▸ Task goal
Take the lines from the head of the listing through the one bearing "0.5448, 0.5626, 0.5732]" and copy them exactly, leaving every picture out.

▸ Given material
—————
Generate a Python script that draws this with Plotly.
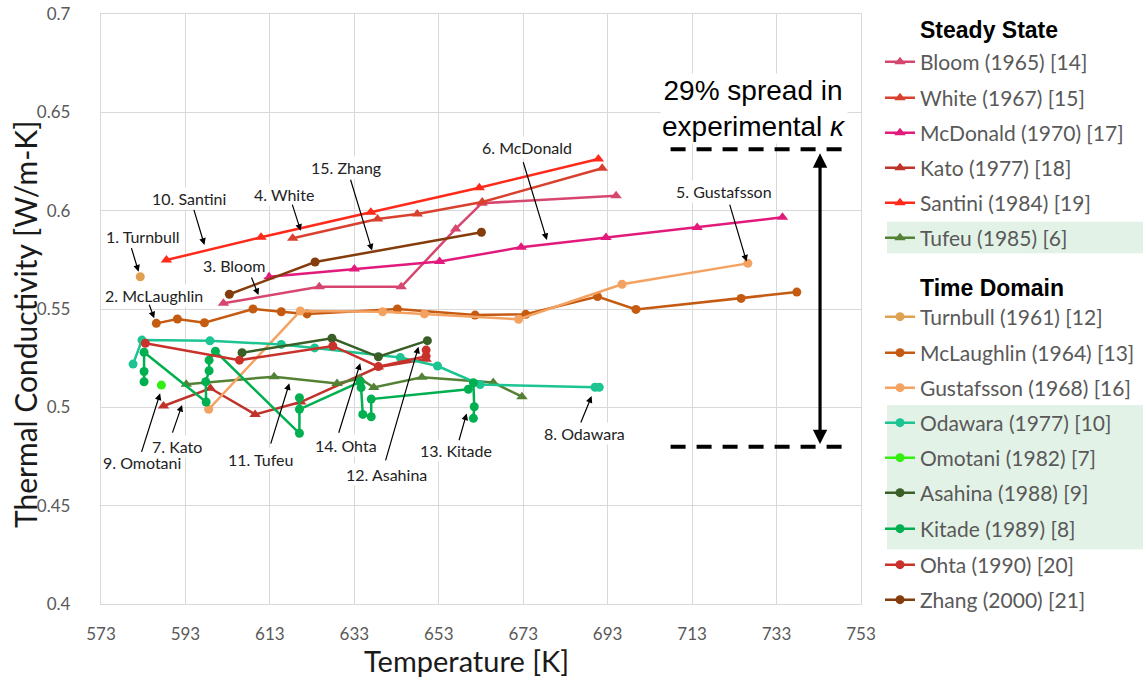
import plotly.graph_objects as go

# ---- Steady-state measurements: temperature [K], conductivity [W/m-K] ----
bloom_T = [602.0, 624.7, 644.1, 657.0, 663.2, 695.0]
bloom_k = [0.5529, 0.5613, 0.5613, 0.5907, 0.6038, 0.6076]

white_T = [618.4, 638.5, 647.9, 663.3, 691.7]
white_k = [0.5860, 0.5958, 0.5983, 0.6044, 0.6216]

mcdonald_T = [612.8, 633.0, 653.2, 672.5, 692.6, 714.2, 734.4]
mcdonald_k = [0.5664, 0.5703, 0.5741, 0.5814, 0.5863, 0.5914, 0.5966]

kato_T = [587.8, 598.9, 609.5, 620.3, 638.7, 650.0]
kato_k = [0.5007, 0.5097, 0.4964, 0.5027, 0.5205, 0.5245]

santini_T = [588.5, 610.9, 636.9, 662.6, 690.8]
santini_k = [0.5749, 0.5865, 0.5992, 0.6117, 0.6263]

tufeu_T = [593.2, 614.0, 628.9, 634.3, 637.6, 649.0, 665.9, 672.7]
tufeu_k = [0.5118, 0.5156, 0.5121, 0.5147, 0.5101, 0.5153, 0.5126, 0.5054]

# ---- Time-domain measurements ----
turnbull_T = [582.3]
turnbull_k = [0.5664]

mclaughlin_T = [586.1, 591.1, 597.5, 609.0, 615.7, 621.8, 643.2, 661.6, 673.6,
                690.6, 699.7, 724.6, 737.8]
mclaughlin_k = [0.5427, 0.5449, 0.5430, 0.5500, 0.5486, 0.5475, 0.5500, 0.5469,
                0.5473, 0.5563, 0.5498, 0.5554, 0.5586]

gustafsson_T = [598.5, 620.2, 639.7, 649.6, 671.9, 696.4, 726.2]
gustafsson_k = [0.4990, 0.5490, 0.5486, 0.5475, 0.5448, 0.5626, 0.5732]

odawara_T = [580.6, 582.7, 598.8, 615.7, 623.6, 643.9, 652.7, 662.8, 690.0, 691.0]
odawara_k = [0.5220, 0.5342, 0.5338, 0.5320, 0.5302, 0.5253, 0.5210, 0.5116,
             0.5102, 0.5102]

omotani_T = [587.3]
omotani_k = [0.5113]

asahina_T = [606.4, 627.7, 638.7, 650.3]
asahina_k = [0.5278, 0.5351, 0.5257, 0.5339]

kitade_T = [583.2, 583.2, 583.2, 597.9, 597.8, 598.6, 598.6, 600.1, 620.0, 620.0,
            620.0, 634.4, 634.6, 635.0, 637.0, 637.0, 660.0, 661.2, 661.4, 661.2]
kitade_k = [0.5130, 0.5182, 0.5280, 0.5027, 0.5130, 0.5186, 0.5240, 0.5285, 0.4868,
            0.5049, 0.4990, 0.5130, 0.5100, 0.4964, 0.4952, 0.5042, 0.5092, 0.5125,
            0.5003, 0.4944]

ohta_T = [583.5, 605.8, 627.9, 638.7, 650.0, 650.0]
ohta_k = [0.5326, 0.5240, 0.5312, 0.5207, 0.5260, 0.5291]

zhang_T = [603.4, 623.7, 663.1]
zhang_k = [0.5575, 0.5739, 0.5890]

# Reference band for the spread in reported conductivity
spread_hi = 0.6312
spread_lo = 0.4800

# name, T, k, colour, marker symbol
steady = [
    ("Bloom (1965) [14]", bloom_T, bloom_k, "#D6466E", "triangle-up"),
    ("White (1967) [15]", white_T, white_k, "#D9412F", "triangle-up"),
    ("McDonald (1970) [17]", mcdonald_T, mcdonald_k, "#E11A7B", "triangle-up"),
    ("Kato (1977) [18]", kato_T, kato_k, "#C0332A", "triangle-up"),
    ("Santini (1984) [19]", santini_T, santini_k, "#FF2A1A", "triangle-up"),
    ("Tufeu (1985) [6]", tufeu_T, tufeu_k, "#548235", "triangle-up"),
]
timedomain = [
    ("Turnbull (1961) [12]", turnbull_T, turnbull_k, "#DFA04F", "circle"),
    ("McLaughlin (1964) [13]", mclaughlin_T, mclaughlin_k, "#C55A11", "circle"),
    ("Gustafsson (1968) [16]", gustafsson_T, gustafsson_k, "#F4A261", "circle"),
    ("Odawara (1977) [10]", odawara_T, odawara_k, "#1CC491", "circle"),
    ("Omotani (1982) [7]", omotani_T, omotani_k, "#33EE11", "circle"),
    ("Asahina (1988) [9]", asahina_T, asahina_k, "#3A5F26", "circle"),
    ("Kitade (1989) [8]", kitade_T, kitade_k, "#00B050", "circle"),
    ("Ohta (1990) [20]", ohta_T, ohta_k, "#C8322A", "circle"),
    ("Zhang (2000) [21]", zhang_T, zhang_k, "#843C0C", "circle"),
]

# legend row centres (pixels from the top of the page)
legend_rows = [62, 98, 133, 168, 203, 238,
               317, 353, 388, 423, 458, 493, 529, 565, 600]

W, H = 1143, 688
plot_l, plot_r, plot_t, plot_b = 101, 861, 14, 604


def px_to_paper_x(px):
    return (px - plot_l) / (plot_r - plot_l)


def px_to_paper_y(py):
    return (plot_b - py) / (plot_b - plot_t)


fig = go.Figure()

layout_legends = {}
for i, ((name, T, k, color, sym), yc) in enumerate(zip(steady + timedomain, legend_rows)):
    key = "legend" if i == 0 else f"legend{i + 1}"
    fig.add_trace(go.Scatter(
        x=T, y=k, name=name, mode="lines+markers",
        line=dict(color=color, width=2.5),
        marker=dict(color=color, symbol=sym, size=9 if sym == "circle" else 10),
        legend=key, showlegend=True,
    ))
    layout_legends[key] = dict(
        xref="container", yref="container", x=880 / W, y=1 - yc / H,
        xanchor="left", yanchor="middle", bgcolor="rgba(0,0,0,0)",
        borderwidth=0, font=dict(family="Lato", size=21, color="#595959"),
    )

# Curve labels: (text, label centre, arrow tail, arrow tip) in data units
labels = [
    ("1. Turnbull", (583.0, 0.5871), (580.1, 0.5817), (581.9, 0.5690)),
    ("2. McLaughlin", (585.5, 0.5571), (584.3, 0.5529), (585.6, 0.5453)),
    ("3. Bloom", (604.6, 0.5719), (608.5, 0.5668), (610.3, 0.5571)),
    ("4. White", (616.3, 0.6080), (618.2, 0.6038), (620.3, 0.5898)),
    ("10. Santini", (593.8, 0.6060), (594.9, 0.6012), (597.5, 0.5826)),
    ("15. Zhang", (631.1, 0.6222), (632.0, 0.6165), (637.2, 0.5797)),
    ("6. McDonald", (673.9, 0.6319), (672.9, 0.6254), (678.6, 0.5851)),
    ("5. Gustafsson", (720.6, 0.6095), (721.8, 0.6038), (725.9, 0.5741)),
    ("9. Omotani", (582.7, 0.4717), (582.5, 0.4766), (587.0, 0.5071)),
    ("7. Kato", (591.1, 0.4803), (589.8, 0.4864), (592.2, 0.5012)),
    ("11. Tufeu", (610.7, 0.4734), (613.1, 0.4808), (617.6, 0.5122)),
    ("14. Ohta", (631.0, 0.4806), (629.2, 0.4863), (634.4, 0.5224)),
    ("12. Asahina", (640.5, 0.4656), (640.3, 0.4723), (648.2, 0.5308)),
    ("13. Kitade", (657.1, 0.4778), (657.7, 0.4825), (659.6, 0.4969)),
    ("8. Odawara", (687.6, 0.4867), (686.5, 0.4915), (689.2, 0.5057)),
]

annotations = []
for text, (tx, ty), (ax, ay), (hx, hy) in labels:
    annotations.append(dict(
        x=tx, y=ty, xref="x", yref="y", text=text, showarrow=False,
        xanchor="center", yanchor="middle", bgcolor="white", borderpad=1,
        font=dict(family="Lato", size=16, color="#222222"),
    ))
    annotations.append(dict(
        x=hx, y=hy, xref="x", yref="y", ax=ax, ay=ay, axref="x", ayref="y",
        text="", showarrow=True, arrowhead=2, arrowsize=1.1, arrowwidth=1.2,
        arrowcolor="black",
    ))

# Spread marker: double-headed arrow between the dashed bounds
annotations.append(dict(
    x=743.3, y=spread_lo + 0.0013, ax=743.3, ay=spread_hi - 0.0013,
    xref="x", yref="y", axref="x", ayref="y", text="", showarrow=True,
    arrowhead=2, arrowside="end+start", arrowsize=0.9, arrowwidth=3.2,
    arrowcolor="black",
))
annotations.append(dict(
    x=727.6, y=0.6522, xref="x", yref="y", showarrow=False,
    xanchor="center", yanchor="middle",
    text="29% spread in<br>experimental <i>κ</i>", bgcolor="white",
    font=dict(family="Liberation Sans", size=28, color="black"),
))

# Group headings of the legend
for text, yc in [("Steady State", 30), ("Time Domain", 288)]:
    annotations.append(dict(
        x=px_to_paper_x(919), y=px_to_paper_y(yc), xref="paper", yref="paper",
        text=f"<b>{text}</b>", showarrow=False, xanchor="left", yanchor="middle",
        borderpad=0, font=dict(family="Liberation Sans", size=23, color="black"),
    ))

# Axis titles
annotations.append(dict(
    x=px_to_paper_x(466), y=px_to_paper_y(660), xref="paper", yref="paper",
    xanchor="center", yanchor="middle", text="Temperature [K]", showarrow=False,
    font=dict(family="Lato", size=29, color="#1a1a1a"),
))
annotations.append(dict(
    x=px_to_paper_x(25), y=px_to_paper_y(325), xref="paper", yref="paper",
    xanchor="center", yanchor="middle", text="Thermal Conductivity [W/m-K]",
    showarrow=False, textangle=-90,
    font=dict(family="Lato", size=30, color="#1a1a1a"),
))

shapes = [
    # highlighted legend rows
    dict(type="rect", xref="paper", yref="paper", layer="below", line_width=0,
         fillcolor="#E3F2E7", x0=px_to_paper_x(887), x1=px_to_paper_x(1143),
         y0=px_to_paper_y(253.3), y1=px_to_paper_y(221.7)),
    dict(type="rect", xref="paper", yref="paper", layer="below", line_width=0,
         fillcolor="#E3F2E7", x0=px_to_paper_x(887), x1=px_to_paper_x(1143),
         y0=px_to_paper_y(549.3), y1=px_to_paper_y(405)),
    # dashed bounds of the spread
    dict(type="line", xref="x", yref="y", x0=707.9, x1=748.4, y0=spread_hi, y1=spread_hi,
         line=dict(color="black", width=4, dash="15px,11px")),
    dict(type="line", xref="x", yref="y", x0=707.9, x1=748.4, y0=spread_lo, y1=spread_lo,
         line=dict(color="black", width=4, dash="15px,11px")),
]

axis_common = dict(
    showgrid=True, gridcolor="#D9D9D9", gridwidth=1.3, zeroline=False,
    showline=True, linecolor="#D9D9D9", linewidth=1.3, mirror=True,
    ticks="", tickfont=dict(family="Lato", size=17, color="#595959"),
)

fig.update_layout(
    width=W, height=H,
    margin=dict(l=plot_l, r=W - plot_r, t=plot_t, b=H - plot_b, autoexpand=False),
    paper_bgcolor="white", plot_bgcolor="white",
    xaxis=dict(range=[573, 753], tick0=573, dtick=20, ticklabelstandoff=14,
               **axis_common),
    yaxis=dict(range=[0.4, 0.7], tick0=0.4, dtick=0.05, ticklabelstandoff=26,
               **axis_common),
    annotations=annotations,
    shapes=shapes,
    **layout_legends,
)

fig.write_html("out.html")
—————
▸ Full solution
Generate a Python script that draws this with Plotly.
import plotly.graph_objects as go

# ---- Steady-state measurements: temperature [K], conductivity [W/m-K] ----
bloom_T = [602.0, 624.7, 644.1, 657.0, 663.2, 695.0]
bloom_k = [0.5529, 0.5613, 0.5613, 0.5907, 0.6038, 0.6076]

white_T = [618.4, 638.5, 647.9, 663.3, 691.7]
white_k = [0.5860, 0.5958, 0.5983, 0.6044, 0.6216]

mcdonald_T = [612.8, 633.0, 653.2, 672.5, 692.6, 714.2, 734.4]
mcdonald_k = [0.5664, 0.5703, 0.5741, 0.5814, 0.5863, 0.5914, 0.5966]

kato_T = [587.8, 598.9, 609.5, 620.3, 638.7, 650.0]
kato_k = [0.5007, 0.5097, 0.4964, 0.5027, 0.5205, 0.5245]

santini_T = [588.5, 610.9, 636.9, 662.6, 690.8]
santini_k = [0.5749, 0.5865, 0.5992, 0.6117, 0.6263]

tufeu_T = [593.2, 614.0, 628.9, 634.3, 637.6, 649.0, 665.9, 672.7]
tufeu_k = [0.5118, 0.5156, 0.5121, 0.5147, 0.5101, 0.5153, 0.5126, 0.5054]

# ---- Time-domain measurements ----
turnbull_T = [582.3]
turnbull_k = [0.5664]

mclaughlin_T = [586.1, 591.1, 597.5, 609.0, 615.7, 621.8, 643.2, 661.6, 673.6,
                690.6, 699.7, 724.6, 737.8]
mclaughlin_k = [0.5427, 0.5449, 0.5430, 0.5500, 0.5486, 0.5475, 0.5500, 0.5469,
                0.5473, 0.5563, 0.5498, 0.5554, 0.5586]

gustafsson_T = [598.5, 620.2, 639.7, 649.6, 671.9, 696.4, 726.2]
gustafsson_k = [0.4990, 0.5490, 0.5486, 0.5475, 0.5448, 0.5626, 0.5732]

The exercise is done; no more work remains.